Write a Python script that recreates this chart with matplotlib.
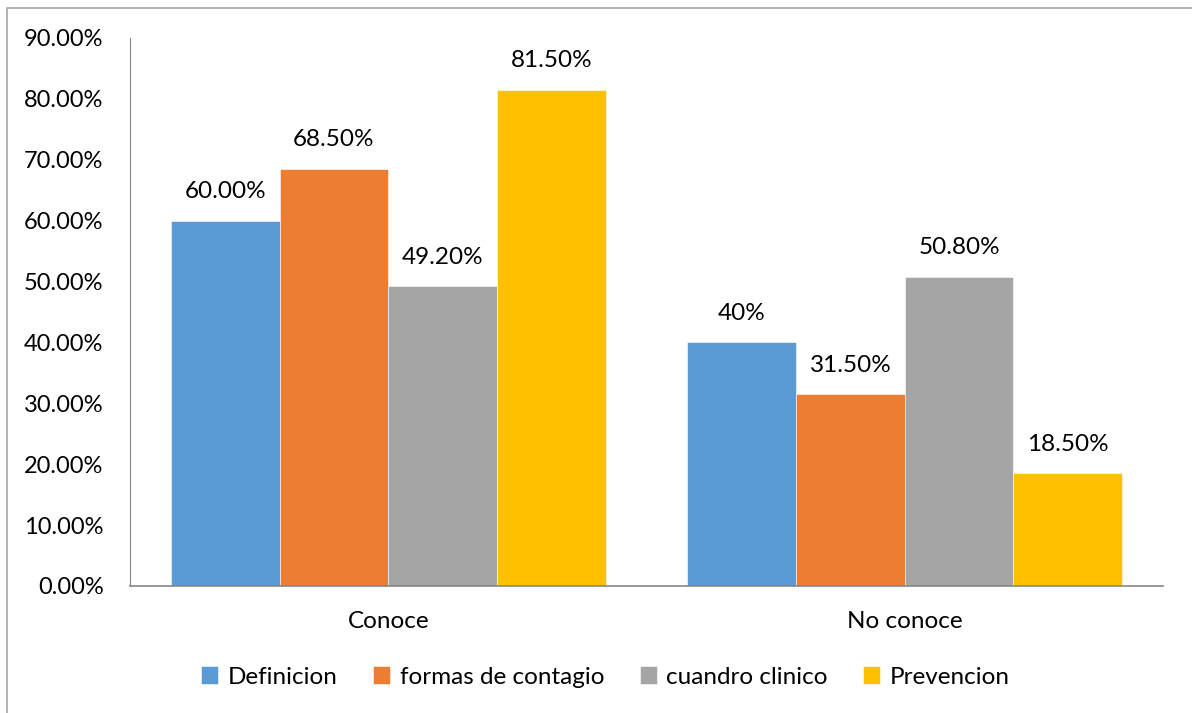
import numpy as np
import matplotlib.pyplot as plt
from matplotlib.patches import Rectangle

categories = ["Conoce", "No conoce"]
series = ["Definicion", "formas de contagio", "cuandro clinico", "Prevencion"]
values = [
    [60.0, 40.0],
    [68.5, 31.5],
    [49.2, 50.8],
    [81.5, 18.5],
]
labels = [
    ["60.00%", "40%"],
    ["68.50%", "31.50%"],
    ["49.20%", "50.80%"],
    ["81.50%", "18.50%"],
]
yticks = [0, 10, 20, 30, 40, 50, 60, 70, 80, 90]
colors = ["#5B9BD5", "#ED7D31", "#A5A5A5", "#FFC000"]

plt.rcParams['font.family'] = ['Lato', 'DejaVu Sans']
fs = 17

fig = plt.figure(figsize=(11.92, 7.13), dpi=100)
ax = fig.add_axes([130 / 1192, 1 - 586 / 713, 1033 / 1192, 548 / 713])

# figure frame
fig.patches.append(Rectangle((7 / 1192, -0.1), 1.2, 1 - 8 / 713 + 0.1,
                             transform=fig.transFigure, fill=False,
                             edgecolor="#A6A6A6", linewidth=1.2))

x = np.arange(len(categories))
w = 0.2105
for i, s in enumerate(series):
    pos = x + (i - 1.5) * w
    bars = ax.bar(pos, values[i], width=w, color=colors[i], label=s,
                  edgecolor="white", linewidth=0.4)
    for b, lab in zip(bars, labels[i]):
        ax.annotate(lab, (b.get_x() + b.get_width() / 2, b.get_height()),
                    xytext=(0, 21), textcoords="offset points",
                    ha="center", va="center", fontsize=fs + 0.5)

ax.set_xlim(-0.5, 1.5)
ax.set_ylim(0, 90)
ax.set_yticks(yticks)
ax.set_yticklabels([f"{t:.2f}%" for t in yticks], fontsize=fs)
ax.set_xticks(x)
ax.set_xticklabels(categories, fontsize=fs + 0.5)
ax.tick_params(axis="y", length=0, pad=19)
ax.tick_params(axis="x", length=0, pad=18)

for sp in ["top", "right"]:
    ax.spines[sp].set_visible(False)
ax.spines["left"].set_color("#868686")
ax.spines["bottom"].set_color("#868686")
ax.spines["bottom"].set_linewidth(1.2)

fig.legend(loc="center", bbox_to_anchor=(0.508, 1 - 677 / 713), ncol=4,
           frameon=False, fontsize=fs + 0.5, handlelength=0.7, handleheight=0.7,
           handletextpad=0.4, columnspacing=1.45)

fig.savefig("out.png", dpi=100)
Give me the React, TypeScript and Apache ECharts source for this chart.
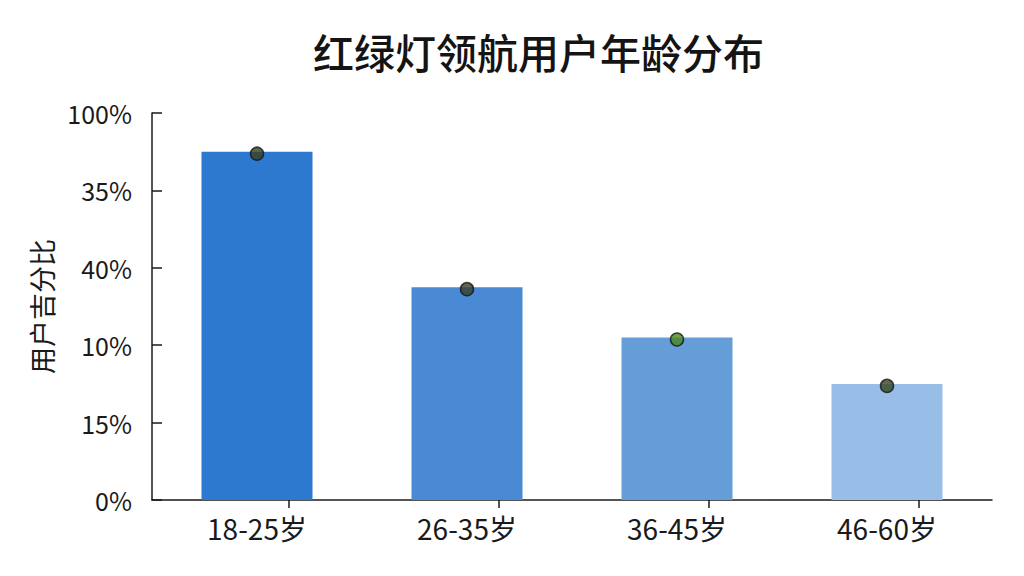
import React, { useEffect, useRef } from 'react';
import * as echarts from 'echarts';

// 年龄段
const ageGroups = ['18-25岁', '26-35岁', '36-45岁', '46-60岁'];
// 用户占比 (%)
const shares = [45, 27.5, 21, 15];
// 柱子颜色（由深到浅）
const barColors = ['#2d79cf', '#4a8ad5', '#659dd8', '#98bee7'];
// 圆点颜色
const dotColors = ['#3a4022', '#363f2c', '#4a8a1c', '#34461f'];
// 纵轴刻度文字（按原图）
const yTickLabels = ['0%', '15%', '10%', '40%', '35%', '100%'];

const FONT = '"Noto Sans CJK SC", "Noto Sans", sans-serif';

const App: React.FC = () => {
  const chartRef = useRef<HTMLDivElement>(null);

  useEffect(() => {
    if (!chartRef.current) return;
    const chart = echarts.init(chartRef.current, undefined, { renderer: 'svg' });

    const option = {
      animation: false,
      backgroundColor: '#ffffff',
      textStyle: { fontFamily: FONT },
      title: {
        text: '红绿灯领航用户年龄分布',
        left: 308,
        top: 25,
        textStyle: { fontSize: 41, fontWeight: 500, color: '#141414', fontFamily: FONT }
      },
      grid: [
        { left: 152, right: 32, top: 113, bottom: 76 },
        // 仅用于绘制偏移的 x 轴刻度线
        { left: 184, right: 0, top: 113, bottom: 76 }
      ],
      xAxis: [
        {
          type: 'category',
          gridIndex: 0,
          data: ageGroups,
          axisLine: { lineStyle: { color: '#1a1a1a', width: 1.5 } },
          axisTick: { show: false },
          axisLabel: { fontSize: 28, color: '#1a1a1a', margin: 14, fontFamily: FONT }
        },
        {
          type: 'category',
          gridIndex: 1,
          data: ageGroups,
          axisLine: { show: false },
          axisLabel: { show: false },
          axisTick: { show: true, alignWithLabel: true, length: 8, lineStyle: { color: '#1a1a1a', width: 1.5 } }
        }
      ],
      yAxis: [
        {
          type: 'value',
          gridIndex: 0,
          min: 0,
          max: 50,
          interval: 10,
          name: '用户吉分比',
          nameLocation: 'middle',
          nameGap: 97,
          nameRotate: 90,
          nameTextStyle: { fontSize: 27, color: '#1a1a1a', fontFamily: FONT },
          axisLine: { show: true, lineStyle: { color: '#1a1a1a', width: 1.5 } },
          axisTick: { show: true, inside: true, length: 10, lineStyle: { color: '#1a1a1a', width: 1.5 } },
          splitLine: { show: false },
          axisLabel: {
            fontSize: 25,
            color: '#1a1a1a',
            margin: 20,
            fontFamily: FONT,
            formatter: (v: number) => yTickLabels[Math.round(v / 10)] ?? ''
          }
        },
        { type: 'value', gridIndex: 1, show: false, min: 0, max: 50 }
      ],
      series: [
        {
          type: 'bar',
          xAxisIndex: 0,
          yAxisIndex: 0,
          barWidth: 111,
          data: shares.map((v, i) => ({ value: v, itemStyle: { color: barColors[i] } }))
        },
        {
          type: 'scatter',
          xAxisIndex: 0,
          yAxisIndex: 0,
          symbolSize: 13,
          symbolOffset: [0, 2],
          z: 5,
          data: shares.map((v, i) => ({
            value: v,
            itemStyle: { color: dotColors[i], borderColor: '#161616', borderWidth: 1.5 }
          }))
        }
      ]
    };

    chart.setOption(option);
    return () => chart.dispose();
  }, []);

  return (
    <div
      ref={chartRef}
      style={{ position: 'fixed', left: 0, top: 0, width: '1024px', height: '576px' }}
    />
  );
};

export default App;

• [PROBLEM REQUIREMENTS]
Read the data above. Pull out each line in which the string "this" appears.

• [TASK ANSWER]
Write a Python script that recreates this chart with matplotlib.
Give me the React, TypeScript and Apache ECharts source for this chart.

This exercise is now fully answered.